INSTRUCTIONS TO FOLLOW:
Return the lines that follow, exactly as they appear, from the first through the one containing "256.5, 242.19, 220, 201, 179]"; no pictures are to be included.
· · · ·
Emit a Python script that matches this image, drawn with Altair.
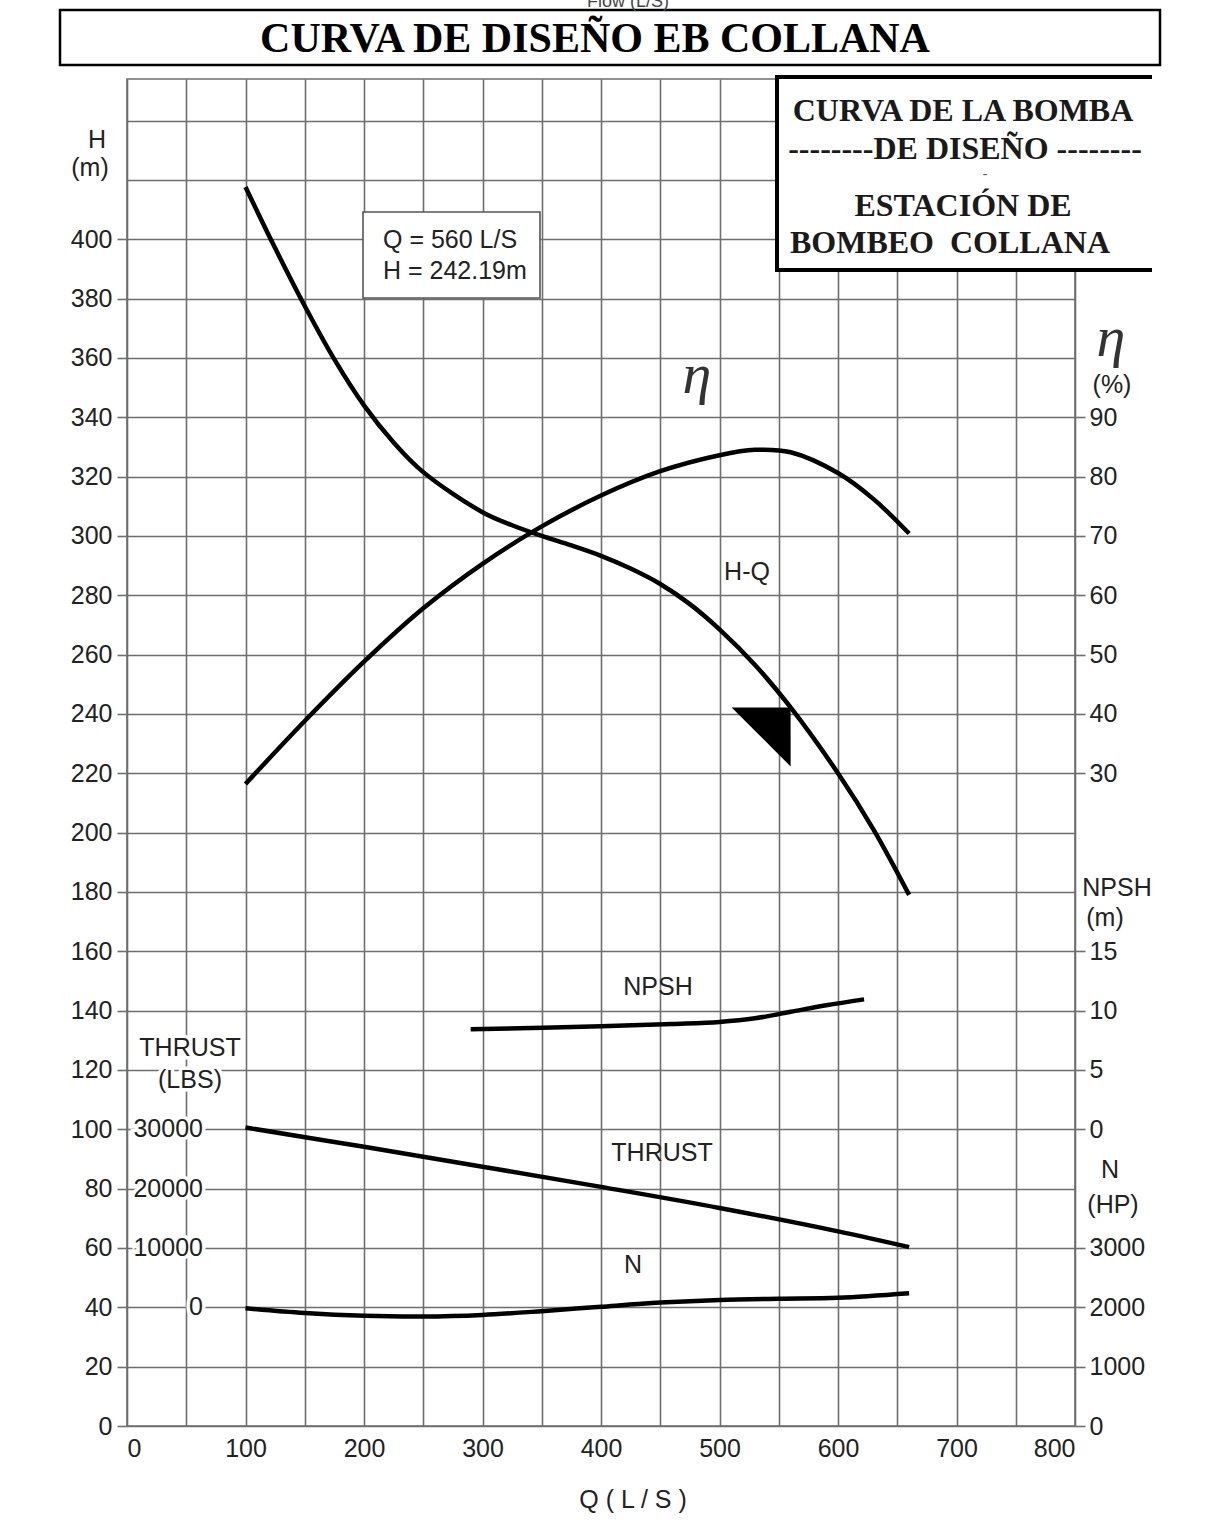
import altair as alt
import pandas as pd

# ---- pump curve readings (Q in L/s) ----
HQ_Q = [100, 125, 150, 175, 200, 225, 250, 300, 325, 350, 375, 400, 425, 450, 475, 500, 530, 560, 600, 630, 660]
HQ_H = [417.6, 397, 377.5, 359.5, 344, 331.5, 321.5, 308, 303.6, 300, 296.8, 293.3, 289, 283.8, 277, 268.5,
        256.5, 242.19, 220, 201, 179]

EFF_Q = [100, 150, 200, 250, 300, 350, 400, 450, 500, 530, 560, 600, 630, 660]
EFF_PCT = [28.2, 38.8, 48.8, 57.8, 65.3, 71.6, 76.8, 80.9, 83.6, 84.5, 84.1, 80.6, 76.2, 70.4]

NPSH_Q = [290, 400, 460, 500, 530, 560, 590, 622]
NPSH_M = [8.43, 8.68, 8.88, 9.05, 9.35, 9.9, 10.45, 10.95]

THRUST_Q = [100, 200, 300, 400, 500, 600, 660]
THRUST_LBS = [30300, 27050, 23700, 20300, 16750, 12800, 10150]

POWER_Q = [100, 150, 200, 250, 300, 350, 400, 450, 500, 550, 600, 660]
POWER_HP = [1984, 1905, 1858, 1845, 1872, 1935, 2010, 2080, 2125, 2145, 2160, 2236]

# design point
DESIGN_Q = [560]
DESIGN_H = [242.19]

# axis tick values
H_TICKS = list(range(0, 441, 20))
Q_TICKS = list(range(0, 801, 50))
EFF_TICKS = [30, 40, 50, 60, 70, 80, 90]
NPSH_TICKS = [0, 5, 10, 15]
POWER_TICKS = [0, 1000, 2000, 3000]
THRUST_TICKS = [0, 10000, 20000, 30000]

# ---- scale domains (all secondary scales aligned to the head grid) ----
H_DOM = [0, 454]
EFF_DOM = [-80, 147]        # eta = 30 + (H - 220) / 2
NPSH_DOM = [-25, 88.5]      # NPSH = (H - 100) / 4
POWER_DOM = [0, 22700]      # N = 50 * H
THRUST_DOM = [-20000, 207000]  # T = 500 * (H - 40)

W, HGT = 948, 1347
SANS = "Liberation Sans"
SERIF = "Liberation Serif"
GRID = "#6e6e6e"
TXT = "#222222"
FS = 25

hq = pd.DataFrame({"q": HQ_Q, "h": HQ_H})
eff = pd.DataFrame({"q": EFF_Q, "v": EFF_PCT})
npsh = pd.DataFrame({"q": NPSH_Q, "v": NPSH_M})
thr = pd.DataFrame({"q": THRUST_Q, "v": THRUST_LBS})
pwr = pd.DataFrame({"q": POWER_Q, "v": POWER_HP})
design = pd.DataFrame({"q": DESIGN_Q, "h": DESIGN_H})
thr_ticks = pd.DataFrame({"t": THRUST_TICKS, "lab": [str(v) for v in THRUST_TICKS]})
one = pd.DataFrame({"_": [0]})

x_axis = alt.Axis(
    values=Q_TICKS, labelExpr="datum.value % 100 == 0 ? datum.label : ''",
    grid=True, ticks=False, domain=False, title=None, labelPadding=10,
)
X = alt.X("q:Q", scale=alt.Scale(domain=[0, 800], nice=False), axis=x_axis)


def right_axis(vals):
    return alt.Axis(orient="right", values=vals, grid=False, domain=False, format="d",
                    tickSize=10, labelPadding=4, title=None)


line_kw = dict(color="black", strokeWidth=4.5, interpolate="catmull-rom", strokeCap="butt")

hq_line = alt.Chart(hq).mark_line(**line_kw).encode(
    x=X,
    y=alt.Y("h:Q", scale=alt.Scale(domain=H_DOM, nice=False, zero=False),
            axis=alt.Axis(values=H_TICKS, grid=True, domain=False, tickSize=10,
                          labelPadding=5, title=None,
                          labelExpr="datum.value <= 400 ? datum.label : ''",
                          tickOpacity={"condition": {"test": "datum.value > 400", "value": 0}, "value": 1})),
)

eff_line = alt.Chart(eff).mark_line(**line_kw).encode(
    x=X,
    y=alt.Y("v:Q", scale=alt.Scale(domain=EFF_DOM, nice=False, zero=False), axis=right_axis(EFF_TICKS)),
)

npsh_line = alt.Chart(npsh).mark_line(**line_kw).encode(
    x=X,
    y=alt.Y("v:Q", scale=alt.Scale(domain=NPSH_DOM, nice=False, zero=False), axis=right_axis(NPSH_TICKS)),
)

pwr_line = alt.Chart(pwr).mark_line(**line_kw).encode(
    x=X,
    y=alt.Y("v:Q", scale=alt.Scale(domain=POWER_DOM, nice=False, zero=False), axis=right_axis(POWER_TICKS)),
)

thr_line = alt.Chart(thr).mark_line(**line_kw).encode(
    x=X,
    y=alt.Y("v:Q", scale=alt.Scale(domain=THRUST_DOM, nice=False, zero=False), axis=None),
)

# thrust scale labels sit inside the grid with a white halo
thr_y = alt.Y("t:Q", scale=alt.Scale(domain=THRUST_DOM, nice=False, zero=False), axis=None)
thr_halo = alt.Chart(thr_ticks).mark_text(
    align="right", baseline="middle", font=SANS, fontSize=FS, color="white",
    stroke="white", strokeWidth=7,
).encode(x=alt.value(76), y=thr_y, text="lab:N")
thr_text = alt.Chart(thr_ticks).mark_text(
    align="right", baseline="middle", font=SANS, fontSize=FS, color=TXT,
).encode(x=alt.value(76), y=thr_y, text="lab:N")

# operating point marker: right-angled triangle hanging from the point
design_mark = alt.Chart(design).mark_point(
    shape="M0,0 L-2,0 L0,2 Z", filled=True, color="black", opacity=1, size=3481, strokeWidth=0,
).encode(
    x=X,
    y=alt.Y("h:Q", scale=alt.Scale(domain=H_DOM, nice=False, zero=False), axis=None),
)


def txt(s, x, y, size=FS, font=SANS, align="center", baseline="middle",
        weight="normal", style="normal", color=TXT, halo=False):
    kw = dict(text=s, align=align, baseline=baseline, font=font, fontSize=size,
              fontWeight=weight, fontStyle=style)
    layers = []
    if halo:
        layers.append(alt.Chart(one).mark_text(color="white", stroke="white", strokeWidth=7, **kw)
                      .encode(x=alt.value(x), y=alt.value(y)))
    layers.append(alt.Chart(one).mark_text(color=color, **kw).encode(x=alt.value(x), y=alt.value(y)))
    return layers


def rect(x1, y1, x2, y2, fill="white", stroke=None, sw=0):
    kw = dict(fill=fill)
    if stroke:
        kw.update(stroke=stroke, strokeWidth=sw)
    return alt.Chart(one).mark_rect(**kw).encode(
        x=alt.value(x1), x2=alt.value(x2), y=alt.value(y1), y2=alt.value(y2))


def rule(x1, y1, x2, y2, sw=4, color="black"):
    return alt.Chart(one).mark_rule(color=color, strokeWidth=sw, strokeCap="square").encode(
        x=alt.value(x1), x2=alt.value(x2), y=alt.value(y1), y2=alt.value(y2))


deco = []
# page title box
deco.append(rect(-67, -69, 1033, -14, fill="white", stroke="black", sw=2.5))
deco += txt("CURVA DE DISEÑO EB COLLANA", 468, -40, size=42, font=SERIF, weight="bold", color="black")
deco += txt("Flow (L/S)", 501, -77, size=18, color="#444444")

# station box, upper right
deco.append(rect(650, -2, 1023, 191, fill="white"))
deco.append(rule(650, -2, 1023, -2))
deco.append(rule(650, -2, 650, 191))
deco.append(rule(650, 191, 1023, 191))
deco += txt("CURVA DE LA BOMBA", 836, 32, size=32, font=SERIF, weight="bold", color="#1a1a1a")
deco += txt("--------DE DISEÑO --------", 838, 70, size=32, font=SERIF, weight="bold", color="#1a1a1a")
deco += txt("-", 858, 95, size=14, font=SERIF, color="#555555")
deco += txt("ESTACIÓN DE", 836, 127, size=32, font=SERIF, weight="bold", color="#1a1a1a")
deco += txt("BOMBEO\u00a0 COLLANA", 823, 164, size=32, font=SERIF, weight="bold", color="#1a1a1a")

# design point callout
deco.append(rect(236, 133, 413, 219, fill="white", stroke="#555555", sw=1.6))
deco += txt(f"Q = {DESIGN_Q[0]} L/S", 256, 161, align="left")
deco += txt(f"H = {DESIGN_H[0]}m", 256, 192, align="left")

# curve names
deco += txt("\u03b7", 570, 314, size=58, font=SERIF, style="italic", baseline="alphabetic", color="#333333")
deco += txt("H-Q", 620, 493)
deco += txt("NPSH", 531, 908)
deco += txt("THRUST", 535, 1074)
deco += txt("N", 506, 1186)

# axis headings
deco += txt("H", -30, 61)
deco += txt("(m)", -37, 89)
deco += txt("THRUST", 63, 969, halo=True)
deco += txt("(LBS)", 63, 1001, halo=True)
deco += txt("\u03b7", 984, 277, size=58, font=SERIF, style="italic", baseline="alphabetic", color="#333333")
deco += txt("(%)", 985, 306)
deco += txt("NPSH", 990, 809)
deco += txt("(m)", 978, 839)
deco += txt("N", 983, 1091)
deco += txt("(HP)", 986, 1126)
deco += txt("Q ( L / S )", 506, 1421)

chart = alt.layer(
    hq_line, eff_line, npsh_line, pwr_line, thr_line,
    thr_halo, thr_text, design_mark, *deco,
).resolve_scale(
    y="independent"
).properties(
    width=W, height=HGT,
    autosize=alt.AutoSizeParams(type="none"),
    padding={"left": 127, "top": 79, "right": 147, "bottom": 101},
    background="white",
).configure_view(
    stroke=GRID, strokeWidth=1.6,
).configure_axis(
    labelFont=SANS, labelFontSize=FS, labelColor=TXT,
    gridColor=GRID, gridWidth=1.6, gridOpacity=1,
    tickColor=GRID, tickWidth=1.6,
)

chart.save("out.html", embed_options={"renderer": "svg", "actions": False})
· · · ·
EXERCISE SOLUTION:
Emit a Python script that matches this image, drawn with Altair.
import altair as alt
import pandas as pd

# ---- pump curve readings (Q in L/s) ----
HQ_Q = [100, 125, 150, 175, 200, 225, 250, 300, 325, 350, 375, 400, 425, 450, 475, 500, 530, 560, 600, 630, 660]
HQ_H = [417.6, 397, 377.5, 359.5, 344, 331.5, 321.5, 308, 303.6, 300, 296.8, 293.3, 289, 283.8, 277, 268.5,
        256.5, 242.19, 220, 201, 179]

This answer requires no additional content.